The Invisible Sex: Uncovering the True Roles of Women in Prehistory by J.M. Adovasio, Olga Soffer, and Jake Page : Yet another example of the most important phrase when re-learning history as an adult – “It’s a lot more complicated than that.” The book opens with examples of narratives and scenes we’ve all been exposed to on the idea of prehistoric human life, and then goes on the show how current research indicates they’re all completely and totally wrong. I particularly liked the fact that when the authors had a point on which they could not come to an agreement, they set aside an entire chapter explaining the evidence each found compelling, without resorting to nastiness or name calling – proving that sensible scientists, not just shrieking loonies, can write popular level texts.

True Witness: Cops, Courts, Science, and the Battle Against Misidentification by James M. Doyle : This has every element of a good social issue book for general audiences: clear writing style, a history of the problem, the major concepts in play, and concrete steps for improvement, all bookended with a human interest element. Said human interest is the story of Jennifer Thompson and Ronald Cotton, who recently published their own book on the case, so libraries can offer this title some renewed popularity as a tie-in.

Fatal Purity: Robespierre and the French Revolution by Ruth Scurr : I feel a certain obligation to read the history of France (as the home of my beloved second language), but I probably shouldn’t have begun with such a complex period. The text is by turns blood-soaked and austere, and the shifting alliances among the enormous cast of characters were difficult to follow. I get the impression that the author has written the most accessible work possible without making it inaccurate (”It’s a lot more complicated than that” strikes again), but even then this one was a pretty steep road to climb.

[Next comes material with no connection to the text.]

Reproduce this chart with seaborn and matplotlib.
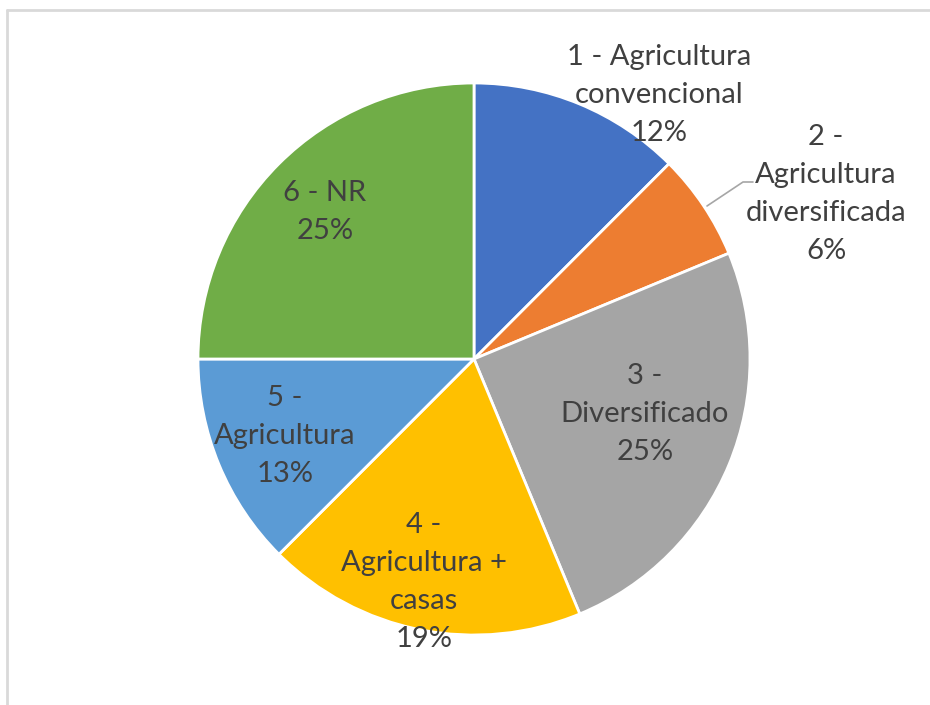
import seaborn as sns
import matplotlib.pyplot as plt

# data (shares in %)
categories = ["1 - Agricultura\nconvencional", "2 -\nAgricultura\ndiversificada", "3 -\nDiversificado",
              "4 -\nAgricultura +\ncasas", "5 -\nAgricultura", "6 - NR"]
values = [12.49, 6.25, 25.0, 18.75, 12.51, 25.0]
colors = ["#4472C4", "#ED7D31", "#A5A5A5", "#FFC000", "#5B9BD5", "#70AD47"]

# label centres in pixels (x, y from top)
label_pos = [(659, 95), (826, 194), (645, 414), (424, 582), (285, 436), (325, 212)]

sns.set_theme(style="white")
plt.rcParams['font.family'] = ['Lato', 'DejaVu Sans']

W, H = 930, 705
fig = plt.figure(figsize=(W / 100, H / 100), dpi=100)
ax = fig.add_axes([0, 0, 1, 1])
ax.set_xlim(0, W)
ax.set_ylim(0, H)
ax.set_aspect("equal")
ax.axis("off")

cx, cy, r = 474, H - 359, 276
ax.pie(values, colors=colors, startangle=90, counterclock=False,
       center=(cx, cy), radius=r,
       wedgeprops=dict(edgecolor="white", linewidth=2))
ax.set_xlim(0, W)
ax.set_ylim(0, H)

total = sum(values)
for name, v, (x, y) in zip(categories, values, label_pos):
    ax.text(x, H - y, f"{name}\n{round(100 * v / total)}%", ha="center", va="center",
            fontsize=21, color="#404040", linespacing=1.56)

# leader line for the small slice
ax.plot([707, 743, 753], [H - 206, H - 182, H - 182], color="#A6A6A6", lw=1.2)

# chart frame (left and top edges visible)
ax.plot([7, 7], [0, H - 10], color="#D9D9D9", lw=2)
ax.plot([7, W], [H - 10, H - 10], color="#D9D9D9", lw=2)

fig.savefig("out.png", dpi=100)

Guyland: the Perilous World Where Boys Become Men by Michael Kimmel : This one is part of “naming the problem” genre of non-fic: gathering vague impression into a cohsive social issue and coining a term for it. While there aren’t terribly many solutions offered, the sense of “thank goodness I’m not the only one noticing this weird trend” is worth the read. Compare and contrast with Female Chauvanist Pigs by Ariel Levy for the naming of a similar and overlapping problem.